Festival Dag in de Branding kicks off on Friday evening with a world premiere for a large orchestra by Max Knigge. He composed Eliza May specifically for the Residentie Orkest. In addition, the orchestra will perform Grieg’s well known piano concerto, featuring Antti Siirala as the soloist, as well as the rarely performed Sixth Symphony by Shostakovich. The conductor for the evening is Daniel Raiskin.
Knigge: Eliza May
Max Knigge is one of the great compositional talents of his generation. His work has previously been heard at Dag in de Branding, but never with such a large ensemble. Eliza May is named after the main character from the novel Het lied van ooievaar en dromedaris by Anjet Daanje, the biggest literary hit of recent years. Eliza May Drayden is inspired by Emily Brontë, the author of the classic novel Wuthering Heights. “I was completely captivated by the mysterious and fascinating world surrounding the character Eliza May Drayden, and I tried to capture the colors, mysteries, characters, and motifs in music,” says Knigge.
Daanje’s novel is a literary tour de force, and Knigge deliberately limited his composition to a handful of scenes. The first part, Brow Brown Hill, is about the hill near the village where Eliza May spends her life, which is associated with the heavenly realm. The title Sisters, play & characters speaks for itself: this second part is about Eliza May and her sister, and the idea of social interaction as a form of role-playing. The post office is the place where villagers exchange gossip and reshape their worldview. The fourth part is named after the novel Eliza May wrote during her lifetime, which was scorned at the time but later became a cult book: Haeger Mass. The final part, The loom, is about textile factories where people worked under inhumane conditions; thus, the hellish ending contrasts with the heavenly beginning. The five parts are performed consecutively.
Grieg: Piano Concerto
Grieg had a clear model when he composed this early masterpiece at the age of twenty-four: Schumann’s Piano Concerto. It’s no coincidence that both concertos are in A minor, feature expansive outer movements, and have a relatively short middle section. Like Schumann, Grieg begins with a bang—preceded in his case by a famous swelling timpani roll. After a statement of descending piano octaves, a rather subdued first theme follows, and a musical argument unfolds that remains under constant high tension. It culminates in a powerful solo cadenza, with thunderous octaves and virtuoso cascades of notes sweeping across the keyboard, yet the overall tone remains contemplative. In Grieg’s work, lyricism and emotional expressiveness prevail over mere showmanship.
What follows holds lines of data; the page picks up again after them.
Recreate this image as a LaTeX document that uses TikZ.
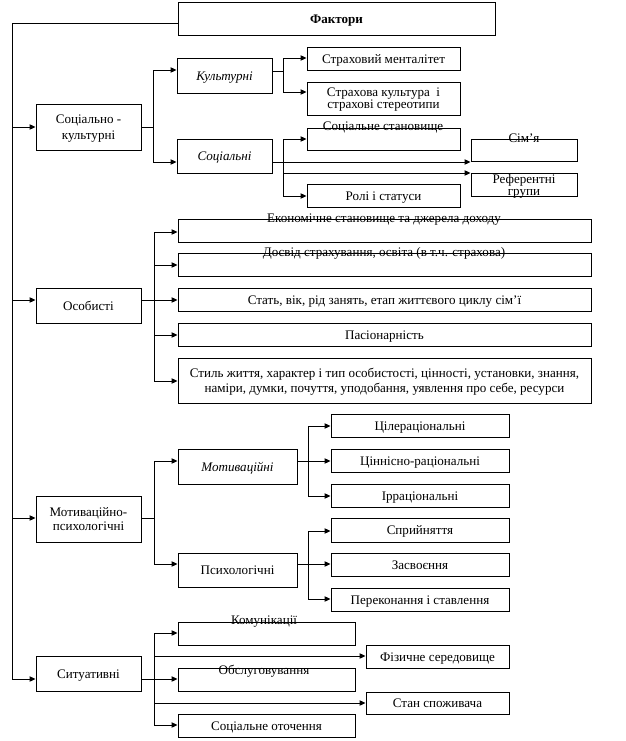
\documentclass[tikz,border=0pt]{standalone}
\usepackage{fontspec}
\setmainfont{Liberation Serif}
\usetikzlibrary{arrows.meta}
\newcommand\fs{\fontsize{9.8}{11}\selectfont}
\newcommand\fstight{\fontsize{9.8}{9}\selectfont}
\newcommand\bx[7][]{\node[box,#1,minimum width={(#4-#2)*0.75pt},minimum height={(#5-#3)*0.75pt}] (#6) at ({(#2+#4)/2},{(#3+#5)/2}) {#7};}
\begin{document}
\begin{tikzpicture}[x=0.75pt,y=-0.75pt,line width=0.7pt,
  box/.style={draw,inner sep=0pt,align=center,font=\fs,text depth=0pt,text height=7pt},
  ml/.style={text height=},
  lbl/.style={inner sep=0pt,font=\fs,text depth=0pt,text height=6.6pt},
  arr/.style={-{Triangle[length=4.5pt,width=4pt]}}]
\useasboundingbox (0,0) rectangle (625,741);
% boxes
\bx[font=\fs\bfseries]{178}{2}{495}{35}{fak}{Фактори}
\bx[ml,font=\fontsize{9.8}{12}\selectfont]{36}{104}{141}{150}{sk}{Соціально -\\культурні}
\bx[font=\fs\itshape]{177}{58}{272}{93}{kult}{Культурні}
\bx[font=\fs\itshape]{177}{139}{272}{173}{soc}{Соціальні}
\bx{307}{47}{460}{70}{strm}{Страховий менталітет}
\bx[ml,font=\fstight]{307}{82}{460}{115}{strk}{Страхова культура\ \ і\\страхові стереотипи}
\bx{307}{128}{460}{150}{socst}{}
\bx{307}{184}{460}{207}{rol}{Ролі і статуси}
\bx{471}{139}{577}{161}{sim}{}
\bx[ml,font=\fstight]{471}{173}{577}{196}{ref}{Референтні\\групи}
\bx{36}{288}{141}{323}{os}{Особисті}
\bx{178}{219}{591}{242}{ek}{}
\bx{178}{253}{591}{276}{dos}{}
\bx{178}{288}{591}{311}{stat}{Стать, вік, рід занять, етап життєвого циклу сім'ї}
\bx{178}{323}{591}{346}{pas}{Пасіонарність}
\bx[ml,font=\fontsize{9.8}{11.25}\selectfont]{178}{358}{591}{403}{styl}{Стиль життя, характер і тип особистості, цінності, установки, знання,\\наміри, думки, почуття, уподобання, уявлення про себе, ресурси}
\bx[ml,font=\fontsize{9.8}{10.5}\selectfont]{36}{496}{141}{542}{mp}{Мотиваційно-\\психологічні}
\bx[font=\fs\itshape]{178}{449}{297}{484}{mot}{Мотиваційні}
\bx{178}{553}{297}{587}{psy}{Психологічні}
\bx{331}{414}{509}{437}{cil}{Цілераціональні}
\bx{331}{449}{509}{472}{cin}{Ціннісно-раціональні}
\bx{331}{484}{509}{507}{irr}{Ірраціональні}
\bx{331}{518}{509}{542}{spr}{Сприйняття}
\bx{331}{553}{509}{576}{zas}{Засвоєння}
\bx{331}{588}{509}{611}{per}{Переконання і ставлення}
\bx{36}{656}{141}{691}{sit}{Ситуативні}
\bx{178}{622}{355}{645}{kom}{}
\bx{366}{645}{509}{668}{fiz}{Фізичне середовище}
\bx{178}{668}{355}{691}{obs}{}
\bx{366}{692}{509}{714}{stan}{Стан споживача}
\bx{178}{714}{355}{737}{soco}{Соціальне оточення}
% texts on box edges
\node[lbl] (socstT) at (383,126) {Соціальне становище};
\node[lbl] (simT) at (524,138) {Сім'я};
\node[lbl] (ekT) at (384,218) {Економічне становище та джерела доходу};
\node[lbl] (dosT) at (384,252) {Досвід страхування, освіта (в т.ч. страхова)};
\node[lbl] (komT) at (264,620) {Комунікації};
\node[lbl] (obsT) at (264,670) {Обслуговування};
% trunk
\coordinate (tT) at (12,23);
\coordinate (tB) at (12,679);
\draw (fak.west |- tT) -- (tT) -- (tB);
\draw[arr] (tT |- 0,127) -- (sk.west |- 0,127);
\draw[arr] (tT |- 0,300) -- (os.west |- 0,300);
\draw[arr] (tT |- 0,518) -- (mp.west |- 0,518);
\draw[arr] (tB) -- (sit.west |- tB);
% socio-cultural
\coordinate (b1) at (153,127);
\draw (sk.east |- b1) -- (b1);
\draw[arr] (b1) |- (kult.west |- 0,70);
\draw[arr] (b1) |- (soc.west |- 0,162);
\coordinate (b2) at (283,71);
\draw (kult.east |- b2) -- (b2);
\draw[arr] (b2) |- (strm.west |- 0,58);
\draw[arr] (b2) |- (strk.west |- 0,92);
\coordinate (b3) at (283,162);
\draw[arr] (soc.east |- b3) -- (sim.west |- b3);
\draw[arr] (b3) |- (socst.west |- 0,139);
\draw[arr] (b3) |- (rol.west |- 0,196);
\draw[arr] (b3 |- 0,173) -- (ref.west |- 0,173);
% personal
\coordinate (b4) at (154,300);
\draw (os.east |- b4) -- (b4);
\draw[arr] (b4) |- (ek.west |- 0,232);
\draw[arr] (b4) |- (dos.west |- 0,265);
\draw[arr] (b4) -- (stat.west |- b4);
\draw[arr] (b4) |- (pas.west |- 0,335);
\draw[arr] (b4) |- (styl.west |- 0,381);
% motivational-psychological
\coordinate (b5) at (154,518);
\draw (mp.east |- b5) -- (b5);
\draw[arr] (b5) |- (mot.west |- 0,461);
\draw[arr] (b5) |- (psy.west |- 0,564);
\coordinate (b6) at (308,461);
\draw (mot.east |- b6) -- (b6);
\draw[arr] (b6) |- (cil.west |- 0,426);
\draw[arr] (b6) -- (cin.west |- b6);
\draw[arr] (b6) |- (irr.west |- 0,496);
\coordinate (b7) at (308,564);
\draw (psy.east |- b7) -- (b7);
\draw[arr] (b7) |- (spr.west |- 0,531);
\draw[arr] (b7) -- (zas.west |- b7);
\draw[arr] (b7) |- (per.west |- 0,599);
% situational
\coordinate (b8) at (154,679);
\draw (sit.east |- b8) -- (b8);
\draw[arr] (b8) |- (kom.west |- 0,633);
\draw[arr] (b8) |- (fiz.west |- 0,656);
\draw[arr] (b8) -- (obs.west |- b8);
\draw[arr] (b8) |- (stan.west |- 0,703);
\draw[arr] (b8) |- (soco.west |- 0,725);
\end{tikzpicture}
\end{document}
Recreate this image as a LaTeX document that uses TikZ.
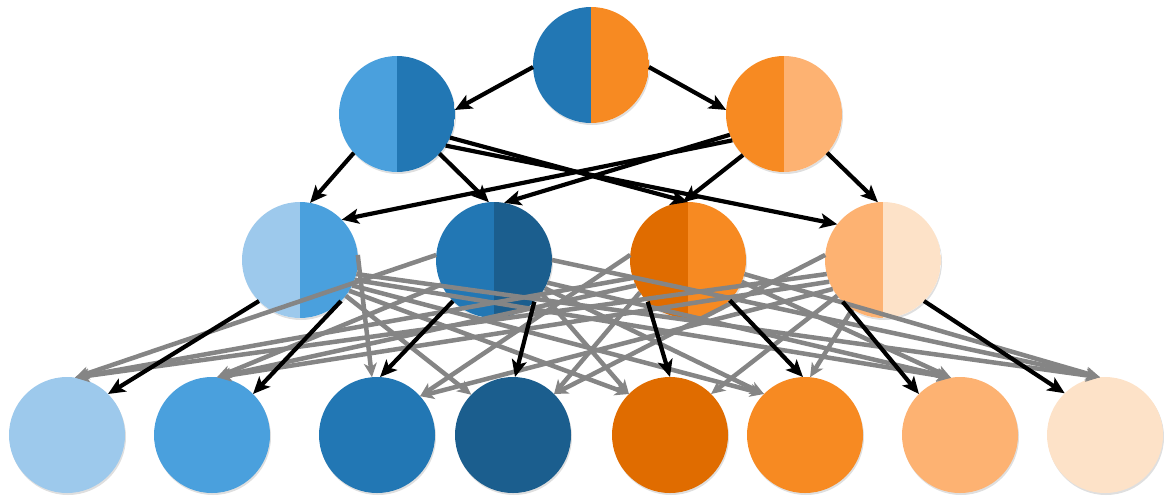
\documentclass[tikz,border=0pt]{standalone}
\usetikzlibrary{arrows.meta,shadows}
\definecolor{bA}{HTML}{9DC9EC}
\definecolor{bB}{HTML}{4AA0DD}
\definecolor{bC}{HTML}{2277B4}
\definecolor{bD}{HTML}{1B5E8E}
\definecolor{oA}{HTML}{E06C00}
\definecolor{oB}{HTML}{F78A22}
\definecolor{oC}{HTML}{FDB272}
\definecolor{oD}{HTML}{FDE2C8}
\definecolor{grayln}{HTML}{858585}
\begin{document}
\begin{tikzpicture}[x=1pt,y=-1pt,
  ball/.style={circle,minimum size=116pt,inner sep=0pt,outer sep=0pt,
    drop shadow={shadow xshift=1pt,shadow yshift=-2pt,opacity=0.25}},
  half/.style 2 args={ball,fill=white,path picture={
      \fill[#1] (path picture bounding box.south west) rectangle (path picture bounding box.north);
      \fill[#2] (path picture bounding box.north) rectangle (path picture bounding box.south east);}},
  solidball/.style={ball,fill=#1},
  blk/.style={line width=4.2pt,black,-{Stealth[length=17pt,width=15pt,inset=4pt]}},
  gry/.style={line width=4.5pt,grayln,-{Stealth[length=14pt,width=13pt,inset=4pt]}}]
\useasboundingbox (0,0) rectangle (1164,496);
% nodes
\node[half={bC}{oB}] (r) at (591,65) {};
\node[half={bB}{bC}] (p1) at (397,114) {};
\node[half={oB}{oC}] (p2) at (784,114) {};
\node[half={bA}{bB}] (q1) at (300,260) {};
\node[half={bC}{bD}] (q2) at (494,260) {};
\node[half={oA}{oB}] (q3) at (688,260) {};
\node[half={oC}{oD}] (q4) at (883,260) {};
\node[solidball=bA] (s1) at (67,435) {};
\node[solidball=bB] (s2) at (212,435) {};
\node[solidball=bC] (s3) at (377,435) {};
\node[solidball=bD] (s4) at (513,435) {};
\node[solidball=oA] (s5) at (670,435) {};
\node[solidball=oB] (s6) at (805,435) {};
\node[solidball=oC] (s7) at (960,435) {};
\node[solidball=oD] (s8) at (1105,435) {};
% gray connectors
\draw[gry] (q1.5) -- (s3.95);
\draw[gry] (q1.322) -- (s4.136);
\draw[gry] (q1.328) -- (s5.135);
\draw[gry] (q1.334) -- (s6.135);
\draw[gry] (q1.340) -- (s7.99);
\draw[gry] (q1.346) -- (s8.95);
\draw[gry] (q2.175) -- (s1.82);
\draw[gry] (q2.205) -- (s2.85);
\draw[gry] (q2.325) -- (s5.135);
\draw[gry] (q2.331) -- (s6.135);
\draw[gry] (q2.337) -- (s7.99);
\draw[gry] (q2.0) -- (s8.95);
\draw[gry] (q3.198) -- (s1.82);
\draw[gry] (q3.206) -- (s2.85);
\draw[gry] (q3.175) -- (s3.42);
\draw[gry] (q3.214) -- (s4.45);
\draw[gry] (q3.338) -- (s7.99);
\draw[gry] (q3.346) -- (s8.95);
\draw[gry] (q4.194) -- (s1.82);
\draw[gry] (q4.202) -- (s2.85);
\draw[gry] (q4.210) -- (s3.42);
\draw[gry] (q4.175) -- (s4.45);
\draw[gry] (q4.218) -- (s5.45);
\draw[gry] (q4.238) -- (s6.85);
% black connectors
\draw[blk] (r.182) -- (p1.4);
\draw[blk] (r.-2) -- (p2.176);
\draw[blk] (p1.222) -- (q1.80);
\draw[blk] (p1.317) -- (q2.95);
\draw[blk] (p1.336) -- (q3.90);
\draw[blk] (p1.327) -- (q4.142);
\draw[blk] (p2.207) -- (q1.44);
\draw[blk] (p2.201) -- (q2.80);
\draw[blk] (p2.225) -- (q3.95);
\draw[blk] (p2.318) -- (q4.95);
\draw[blk] (q1.225) -- (s1.45);
\draw[blk] (q1.315) -- (s2.45);
\draw[blk] (q2.225) -- (s3.87);
\draw[blk] (q2.314) -- (s4.88);
\draw[blk] (q3.226) -- (s5.90);
\draw[blk] (q3.316) -- (s6.92);
\draw[blk] (q4.226) -- (s7.135);
\draw[blk] (q4.315) -- (s8.134);
\end{tikzpicture}
\end{document}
This applies even more strongly to the brief Adagio, in which the influence of folk music resonates. Sultry strings pave the way for the piano theme, which soars like a songbird to great heights. The singing middle section transitions seamlessly into the finale, which begins with a lively, bouncing dance. It’s a “halling,” a Norwegian folk dance in duple meter that Grieg would often use in his work, including in his stage music for Peer Gynt. This final movement also contains introspective moments, such as the beautifully expansive lyrical second theme, where Grieg draws magnificent colors from the orchestra. The closing sequence possesses a regal grandeur.
Shostakovich: Sixth Symphony
After the success of his Fifth Symphony (1937), Dmitri Shostakovich faced a dual challenge: to write another work that would appeal to both “the people” and the Party, while also being more profound—less “popular” and conservative. This was no casual challenge, as the composer had only just been rehabilitated with his Fifth, after falling out of favor with the communist regime. The reason: a scathing review in the newspaper Pravda of his opera Lady Macbeth of the Mtsensk District (1936), which was rumored to have been penned by Stalin himself. During that life-threatening period, Shostakovich was working on his progressive Fourth Symphony, which ended up shelved and unperformed, as a public performance under such precarious circumstances could well have sealed his fate. For his Fifth, he therefore chose a different path—successfully. He could breathe freely again.
But how do you begin a new symphony after such stressful years? In Shostakovich’s case: with a grand and expansive Largo full of melodic inventiveness and, if you choose to hear it that way, underlying tension. Shostakovich himself said he wanted to express feelings of “spring, joy, and youth”—yet meanwhile, colleagues and family members were disappearing into labor camps. After the monumental slow opening movement, which makes up nearly two-thirds of the symphony, two relatively short movements follow, bursting with life—ironically or not—an Allegro and a Presto. This gives the unorthodox symphony the feel of one long crescendo. The harmonic language aligns with Mussorgsky, while the unusual structure evokes Mahler’s symphonic form experiments.